Quote the lines that run from the line containing "The picture is" down to the line containing "const yTicks = [0, 100, 200, 300, 400, 500, 600, 700];". Include both of those lines, reproduce each exactly, and omit everything else.

>>>>

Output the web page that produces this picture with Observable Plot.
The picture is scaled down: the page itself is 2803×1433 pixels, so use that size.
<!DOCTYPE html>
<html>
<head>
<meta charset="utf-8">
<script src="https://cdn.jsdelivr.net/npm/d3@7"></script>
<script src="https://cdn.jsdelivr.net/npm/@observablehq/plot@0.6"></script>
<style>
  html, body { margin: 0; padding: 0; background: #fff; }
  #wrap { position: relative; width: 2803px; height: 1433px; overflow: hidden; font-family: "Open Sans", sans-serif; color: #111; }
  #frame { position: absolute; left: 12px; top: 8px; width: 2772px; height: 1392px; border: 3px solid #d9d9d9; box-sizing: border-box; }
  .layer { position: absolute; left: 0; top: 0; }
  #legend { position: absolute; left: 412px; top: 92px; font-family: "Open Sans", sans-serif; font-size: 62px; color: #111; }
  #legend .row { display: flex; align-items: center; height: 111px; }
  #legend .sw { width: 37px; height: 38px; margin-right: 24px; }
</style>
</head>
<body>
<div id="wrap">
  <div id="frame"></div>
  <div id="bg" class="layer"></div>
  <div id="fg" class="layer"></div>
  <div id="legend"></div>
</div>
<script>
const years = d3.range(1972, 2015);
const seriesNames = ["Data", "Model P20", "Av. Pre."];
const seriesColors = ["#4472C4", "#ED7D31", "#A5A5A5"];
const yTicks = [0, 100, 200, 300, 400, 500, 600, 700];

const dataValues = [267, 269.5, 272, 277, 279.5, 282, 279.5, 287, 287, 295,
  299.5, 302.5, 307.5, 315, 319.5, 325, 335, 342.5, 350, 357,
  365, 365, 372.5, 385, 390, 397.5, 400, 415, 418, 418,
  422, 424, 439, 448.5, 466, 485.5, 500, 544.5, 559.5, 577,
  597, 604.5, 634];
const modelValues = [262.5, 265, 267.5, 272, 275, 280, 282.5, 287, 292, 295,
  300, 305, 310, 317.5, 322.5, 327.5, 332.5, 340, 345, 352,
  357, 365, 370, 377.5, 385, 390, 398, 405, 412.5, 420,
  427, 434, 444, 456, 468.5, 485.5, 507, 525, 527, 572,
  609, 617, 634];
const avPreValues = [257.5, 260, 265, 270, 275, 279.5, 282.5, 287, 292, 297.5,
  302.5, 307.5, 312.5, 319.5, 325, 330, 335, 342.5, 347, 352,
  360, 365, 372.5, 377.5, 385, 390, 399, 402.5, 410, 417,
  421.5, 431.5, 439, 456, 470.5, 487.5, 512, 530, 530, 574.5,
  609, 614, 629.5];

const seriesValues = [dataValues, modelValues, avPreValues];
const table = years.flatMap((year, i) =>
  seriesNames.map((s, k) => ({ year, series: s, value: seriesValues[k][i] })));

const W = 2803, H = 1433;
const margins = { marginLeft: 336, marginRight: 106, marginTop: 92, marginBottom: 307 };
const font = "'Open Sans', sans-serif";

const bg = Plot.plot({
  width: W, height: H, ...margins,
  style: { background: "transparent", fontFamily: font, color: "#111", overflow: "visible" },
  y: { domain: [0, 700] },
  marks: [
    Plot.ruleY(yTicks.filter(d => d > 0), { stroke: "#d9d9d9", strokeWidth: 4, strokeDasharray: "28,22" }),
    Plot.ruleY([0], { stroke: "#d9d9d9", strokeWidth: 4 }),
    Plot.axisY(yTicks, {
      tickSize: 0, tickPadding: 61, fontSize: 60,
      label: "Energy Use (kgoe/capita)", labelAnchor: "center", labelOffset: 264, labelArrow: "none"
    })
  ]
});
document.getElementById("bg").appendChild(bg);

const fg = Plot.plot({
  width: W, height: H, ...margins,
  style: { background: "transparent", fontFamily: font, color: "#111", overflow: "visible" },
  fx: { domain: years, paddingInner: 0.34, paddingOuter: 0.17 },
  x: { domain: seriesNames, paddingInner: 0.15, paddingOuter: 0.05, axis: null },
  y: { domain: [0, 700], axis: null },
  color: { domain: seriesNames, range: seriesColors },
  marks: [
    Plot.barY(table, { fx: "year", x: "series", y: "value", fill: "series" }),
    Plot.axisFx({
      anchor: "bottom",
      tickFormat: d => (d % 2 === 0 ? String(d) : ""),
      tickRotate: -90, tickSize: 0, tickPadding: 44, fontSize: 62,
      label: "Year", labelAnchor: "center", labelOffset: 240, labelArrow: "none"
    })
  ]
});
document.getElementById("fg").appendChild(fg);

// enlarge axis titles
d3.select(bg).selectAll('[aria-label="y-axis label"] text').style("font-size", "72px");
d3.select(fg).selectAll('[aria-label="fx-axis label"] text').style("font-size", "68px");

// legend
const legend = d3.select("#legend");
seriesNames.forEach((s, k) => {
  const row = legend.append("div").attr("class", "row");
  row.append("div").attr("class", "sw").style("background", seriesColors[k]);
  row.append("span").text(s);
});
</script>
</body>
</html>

<<<<

> **Expected answer**
The picture is scaled down: the page itself is 2803×1433 pixels, so use that size.
<!DOCTYPE html>
<html>
<head>
<meta charset="utf-8">
<script src="https://cdn.jsdelivr.net/npm/d3@7"></script>
<script src="https://cdn.jsdelivr.net/npm/@observablehq/plot@0.6"></script>
<style>
  html, body { margin: 0; padding: 0; background: #fff; }
  #wrap { position: relative; width: 2803px; height: 1433px; overflow: hidden; font-family: "Open Sans", sans-serif; color: #111; }
  #frame { position: absolute; left: 12px; top: 8px; width: 2772px; height: 1392px; border: 3px solid #d9d9d9; box-sizing: border-box; }
  .layer { position: absolute; left: 0; top: 0; }
  #legend { position: absolute; left: 412px; top: 92px; font-family: "Open Sans", sans-serif; font-size: 62px; color: #111; }
  #legend .row { display: flex; align-items: center; height: 111px; }
  #legend .sw { width: 37px; height: 38px; margin-right: 24px; }
</style>
</head>
<body>
<div id="wrap">
  <div id="frame"></div>
  <div id="bg" class="layer"></div>
  <div id="fg" class="layer"></div>
  <div id="legend"></div>
</div>
<script>
const years = d3.range(1972, 2015);
const seriesNames = ["Data", "Model P20", "Av. Pre."];
const seriesColors = ["#4472C4", "#ED7D31", "#A5A5A5"];
const yTicks = [0, 100, 200, 300, 400, 500, 600, 700];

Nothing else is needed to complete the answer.